The city’s Makki Mosque, where Abdol Hamid is prayer leader, has been a focal point of unrest which broke out on September 30, leaving dozens dead including members of the Revolutionary Guard Corps (IRGC), the ideological arm of Iran’s military.

State media characterized the unrest as attacks by “extremists” on police stations.

But Abdol Hamid said security forces “shot at people” around the mosque, amid public anger over the alleged rape of a teenage girl by a local police commander.

On Friday, he said “officials and those running the country… are all responsible” for what happened in Zahedan, according to his website.

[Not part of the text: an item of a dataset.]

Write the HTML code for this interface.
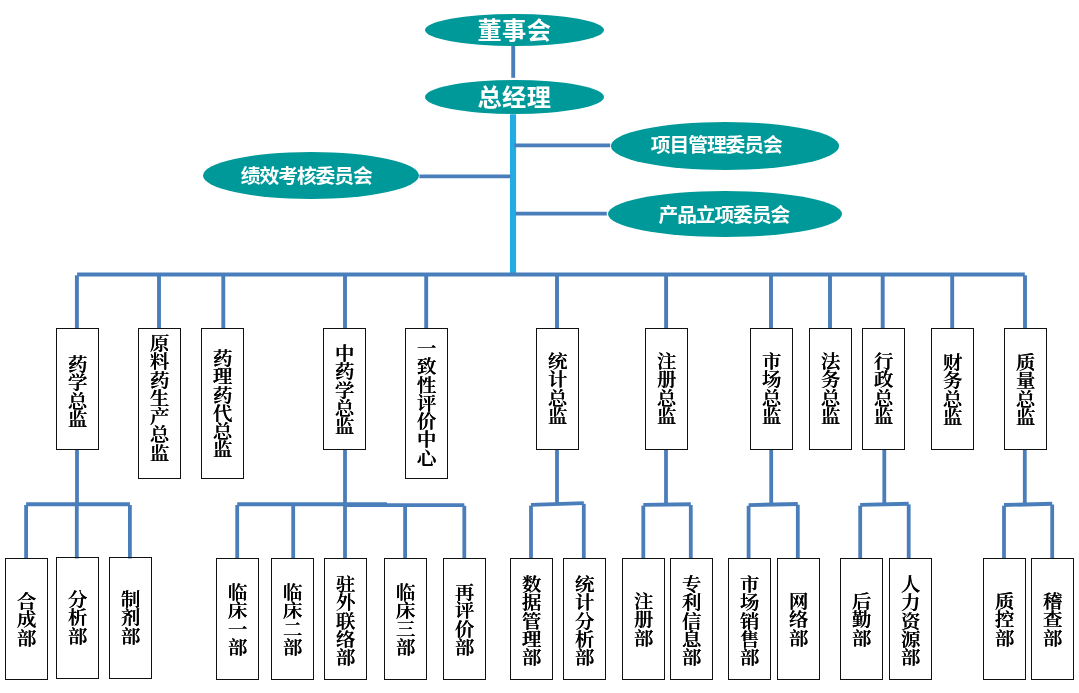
<!DOCTYPE html>
<html lang="zh-CN">
<head>
<meta charset="utf-8">
<title>组织架构图</title>
<style>
html,body{margin:0;padding:0;background:#fff;}
body{width:1079px;height:693px;position:relative;overflow:hidden;}
svg{position:absolute;left:0;top:0;}
.b{position:absolute;box-sizing:border-box;border:1px solid #111;background:transparent;will-change:transform;
 display:flex;align-items:center;justify-content:center;
 font-family:"Liberation Serif","Noto Serif CJK SC",serif;font-weight:600;font-size:18.25px;color:#000;text-shadow:0.3px 0 0 #000;}
.b span{position:relative;left:-2.8px;transform:scaleX(1.07);writing-mode:vertical-rl;text-orientation:upright;line-height:1;letter-spacing:0;white-space:nowrap;}
.e{position:absolute;display:flex;align-items:center;justify-content:center;border-radius:50%;background:#009999;
 color:#fff;font-family:"Liberation Sans","Noto Sans CJK SC",sans-serif;font-weight:700;white-space:nowrap;will-change:transform;}
.e span{position:relative;}
</style>
</head>
<body>

<svg width="1079" height="693" viewBox="0 0 1079 693">
<line x1="513.2" y1="46" x2="513.2" y2="77.8" stroke="#4A7EBB" stroke-width="3.9"/>
<line x1="513.05" y1="114.2" x2="513.05" y2="274.4" stroke="#21ADE4" stroke-width="6.1"/>
<line x1="419.4" y1="176.4" x2="510.5" y2="176.4" stroke="#4A7EBB" stroke-width="3.7"/>
<line x1="514.2" y1="145.4" x2="610.2" y2="145.4" stroke="#4A7EBB" stroke-width="3.7"/>
<line x1="515.7" y1="213.7" x2="606.8" y2="213.7" stroke="#4A7EBB" stroke-width="3.7"/>
<line x1="77.1" y1="274.4" x2="1024.8" y2="274.4" stroke="#4A7EBB" stroke-width="4"/>
<line x1="76.9" y1="275.3" x2="76.9" y2="328" stroke="#4A7EBB" stroke-width="3.9"/>
<line x1="159" y1="274.4" x2="159" y2="328" stroke="#4A7EBB" stroke-width="3.9"/>
<line x1="223.3" y1="274.4" x2="223.3" y2="328" stroke="#4A7EBB" stroke-width="3.9"/>
<line x1="345" y1="274.4" x2="345" y2="328" stroke="#4A7EBB" stroke-width="3.9"/>
<line x1="426.2" y1="274.4" x2="426.2" y2="328" stroke="#4A7EBB" stroke-width="3.9"/>
<line x1="557" y1="274.4" x2="557" y2="328" stroke="#4A7EBB" stroke-width="3.9"/>
<line x1="666.1" y1="274.4" x2="666.1" y2="328" stroke="#4A7EBB" stroke-width="3.9"/>
<line x1="771" y1="274.4" x2="771" y2="328" stroke="#4A7EBB" stroke-width="3.9"/>
<line x1="830" y1="274.4" x2="830" y2="328" stroke="#4A7EBB" stroke-width="3.9"/>
<line x1="882.7" y1="274.4" x2="882.7" y2="328" stroke="#4A7EBB" stroke-width="3.9"/>
<line x1="952.2" y1="274.4" x2="952.2" y2="328" stroke="#4A7EBB" stroke-width="3.9"/>
<line x1="1025" y1="275.3" x2="1025" y2="328" stroke="#4A7EBB" stroke-width="3.9"/>
<line x1="77" y1="449.5" x2="77" y2="505.3" stroke="#4A7EBB" stroke-width="3.8"/>
<line x1="26.1" y1="504.3" x2="129.9" y2="504.3" stroke="#4A7EBB" stroke-width="3.9"/>
<line x1="26.1" y1="505" x2="26.1" y2="558.5" stroke="#4A7EBB" stroke-width="3.8"/>
<line x1="76.8" y1="504.3" x2="76.8" y2="558.5" stroke="#4A7EBB" stroke-width="3.8"/>
<line x1="129.9" y1="505" x2="129.9" y2="558.5" stroke="#4A7EBB" stroke-width="3.8"/>
<line x1="345" y1="449.5" x2="345" y2="505.68" stroke="#4A7EBB" stroke-width="3.8"/>
<line x1="237.2" y1="504.3" x2="387" y2="504.3" stroke="#4A7EBB" stroke-width="3.9"/>
<line x1="345" y1="505.1" x2="464.3" y2="505.1" stroke="#4A7EBB" stroke-width="3.9"/>
<line x1="237.2" y1="505" x2="237.2" y2="558.5" stroke="#4A7EBB" stroke-width="3.8"/>
<line x1="293.2" y1="504.3" x2="293.2" y2="558.5" stroke="#4A7EBB" stroke-width="3.8"/>
<line x1="345" y1="504.3" x2="345" y2="558.5" stroke="#4A7EBB" stroke-width="3.8"/>
<line x1="405.1" y1="505.1" x2="405.1" y2="558.5" stroke="#4A7EBB" stroke-width="3.8"/>
<line x1="464.3" y1="505.8" x2="464.3" y2="558.5" stroke="#4A7EBB" stroke-width="3.8"/>
<line x1="557" y1="449.5" x2="557" y2="505.014" stroke="#4A7EBB" stroke-width="3.8"/>
<line x1="531" y1="504.9" x2="583.8" y2="503.1" stroke="#4A7EBB" stroke-width="3.9"/>
<line x1="531" y1="505.6" x2="531" y2="558.5" stroke="#4A7EBB" stroke-width="3.8"/>
<line x1="583.8" y1="503.8" x2="583.8" y2="558.5" stroke="#4A7EBB" stroke-width="3.8"/>
<line x1="666" y1="449.5" x2="666" y2="505.613" stroke="#4A7EBB" stroke-width="3.8"/>
<line x1="643.3" y1="504.9" x2="690.8" y2="504.3" stroke="#4A7EBB" stroke-width="3.9"/>
<line x1="643.3" y1="505.6" x2="643.3" y2="558.5" stroke="#4A7EBB" stroke-width="3.8"/>
<line x1="690.8" y1="505" x2="690.8" y2="558.5" stroke="#4A7EBB" stroke-width="3.8"/>
<line x1="771.2" y1="449.5" x2="771.2" y2="505.595" stroke="#4A7EBB" stroke-width="3.8"/>
<line x1="748.6" y1="505.1" x2="797.8" y2="504" stroke="#4A7EBB" stroke-width="3.9"/>
<line x1="748.6" y1="505.8" x2="748.6" y2="558.5" stroke="#4A7EBB" stroke-width="3.8"/>
<line x1="797.8" y1="504.7" x2="797.8" y2="558.5" stroke="#4A7EBB" stroke-width="3.8"/>
<line x1="884.3" y1="449.5" x2="884.3" y2="505.304" stroke="#4A7EBB" stroke-width="3.8"/>
<line x1="860.2" y1="504.9" x2="908.7" y2="503.7" stroke="#4A7EBB" stroke-width="3.9"/>
<line x1="860.2" y1="505.6" x2="860.2" y2="558.5" stroke="#4A7EBB" stroke-width="3.8"/>
<line x1="908.7" y1="504.4" x2="908.7" y2="558.5" stroke="#4A7EBB" stroke-width="3.8"/>
<line x1="1024.8" y1="449.5" x2="1024.8" y2="505.482" stroke="#4A7EBB" stroke-width="3.8"/>
<line x1="1004" y1="505" x2="1052.2" y2="503.8" stroke="#4A7EBB" stroke-width="3.9"/>
<line x1="1004" y1="505.7" x2="1004" y2="558.5" stroke="#4A7EBB" stroke-width="3.8"/>
<line x1="1052.2" y1="504.5" x2="1052.2" y2="558.5" stroke="#4A7EBB" stroke-width="3.8"/>
</svg>
<div class="e" style="left:424.9px;top:14.1px;width:178.5px;height:32.4px;font-size:24.2px;letter-spacing:0.5px"><span style="left:0.2px;top:-1.5px">董事会</span></div>
<div class="e" style="left:424.9px;top:79.5px;width:178.5px;height:33.8px;font-size:24.2px;letter-spacing:0.5px"><span style="left:0.2px;top:-1.5px">总经理</span></div>
<div class="e" style="left:202.7px;top:151.7px;width:215.8px;height:47.2px;font-size:19.8px;letter-spacing:-1.1px"><span style="left:-4.65px;top:-1.4px">绩效考核委员会</span></div>
<div class="e" style="left:610.65px;top:121.6px;width:228px;height:47.6px;font-size:19.8px;letter-spacing:-1.1px"><span style="left:-8.75px;top:-2px">项目管理委员会</span></div>
<div class="e" style="left:608.25px;top:191.1px;width:234px;height:46.4px;font-size:19.8px;letter-spacing:-1.1px"><span style="left:-1.15px;top:-1px">产品立项委员会</span></div>
<div class="b" style="left:56px;top:328px;width:43px;height:122px"><span style="top:2.6px">药学总监</span></div>
<div class="b" style="left:138px;top:328px;width:43px;height:151px"><span style="top:-6px">原料药生产总监</span></div>
<div class="b" style="left:201px;top:328px;width:43px;height:151px"><span style="top:0.5px">药理药代总监</span></div>
<div class="b" style="left:323px;top:328px;width:43px;height:122px"><span style="top:0.3px">中药学总监</span></div>
<div class="b" style="left:405px;top:328px;width:43px;height:151px"><span style="top:-1px">一致性评价中心</span></div>
<div class="b" style="left:536px;top:328px;width:43px;height:122px"><span style="top:-0.8px">统计总监</span></div>
<div class="b" style="left:645px;top:328px;width:43px;height:122px"><span style="top:-1px">注册总监</span></div>
<div class="b" style="left:750px;top:328px;width:43px;height:122px"><span style="top:-0.5px">市场总监</span></div>
<div class="b" style="left:809px;top:328px;width:43px;height:122px"><span style="top:-0.5px">法务总监</span></div>
<div class="b" style="left:862px;top:328px;width:43px;height:122px"><span style="top:-1px">行政总监</span></div>
<div class="b" style="left:931px;top:328px;width:43px;height:122px"><span style="top:0px">财务总监</span></div>
<div class="b" style="left:1004px;top:328px;width:43px;height:122px"><span style="top:0.5px">质量总监</span></div>
<div class="b" style="left:5px;top:558px;width:43px;height:122px"><span style="top:0.2px">合成部</span></div>
<div class="b" style="left:56px;top:557px;width:43px;height:122px"><span style="top:-0.8px">分析部</span></div>
<div class="b" style="left:109px;top:557px;width:43px;height:122px"><span style="top:-0.8px">制剂部</span></div>
<div class="b" style="left:216px;top:558px;width:43px;height:122px"><span style="top:0.2px">临床一部</span></div>
<div class="b" style="left:271px;top:558px;width:43px;height:122px"><span style="top:0.2px">临床二部</span></div>
<div class="b" style="left:324px;top:558px;width:43px;height:122px"><span style="top:1.4px">驻外联络部</span></div>
<div class="b" style="left:384px;top:558px;width:43px;height:122px"><span style="top:0.2px">临床三部</span></div>
<div class="b" style="left:443px;top:558px;width:43px;height:122px"><span style="top:0.2px">再评价部</span></div>
<div class="b" style="left:510px;top:558px;width:43px;height:122px"><span style="top:1.4px">数据管理部</span></div>
<div class="b" style="left:563px;top:558px;width:43px;height:122px"><span style="top:1.4px">统计分析部</span></div>
<div class="b" style="left:622px;top:558px;width:43px;height:122px"><span style="top:0.2px">注册部</span></div>
<div class="b" style="left:670px;top:558px;width:43px;height:122px"><span style="top:1.4px">专利信息部</span></div>
<div class="b" style="left:728px;top:558px;width:43px;height:122px"><span style="top:1.4px">市场销售部</span></div>
<div class="b" style="left:777px;top:558px;width:43px;height:122px"><span style="top:0.2px">网络部</span></div>
<div class="b" style="left:840px;top:558px;width:43px;height:122px"><span style="top:0.2px">后勤部</span></div>
<div class="b" style="left:889px;top:558px;width:43px;height:122px"><span style="top:1.4px">人力资源部</span></div>
<div class="b" style="left:983px;top:558px;width:43px;height:122px"><span style="top:0.2px">质控部</span></div>
<div class="b" style="left:1031px;top:558px;width:43px;height:122px"><span style="top:0.2px">稽查部</span></div>
</body>
</html>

IRNA said “thugs and rioters” gathered at the Makki Mosque after Friday prayers and “shouted slogans and threw rocks at shops, cars and banks.”

Provincial police chief Ahmad Taheri said 57 “rioters” were arrested.

President Ebrahim Raisi has ordered an investigation into the violence.

Poverty-stricken Sistan-Baluchestan has long been a flashpoint for clashes with drug smuggling gangs, as well as rebels from the Baluchi minority and Sunni Muslim extremist groups.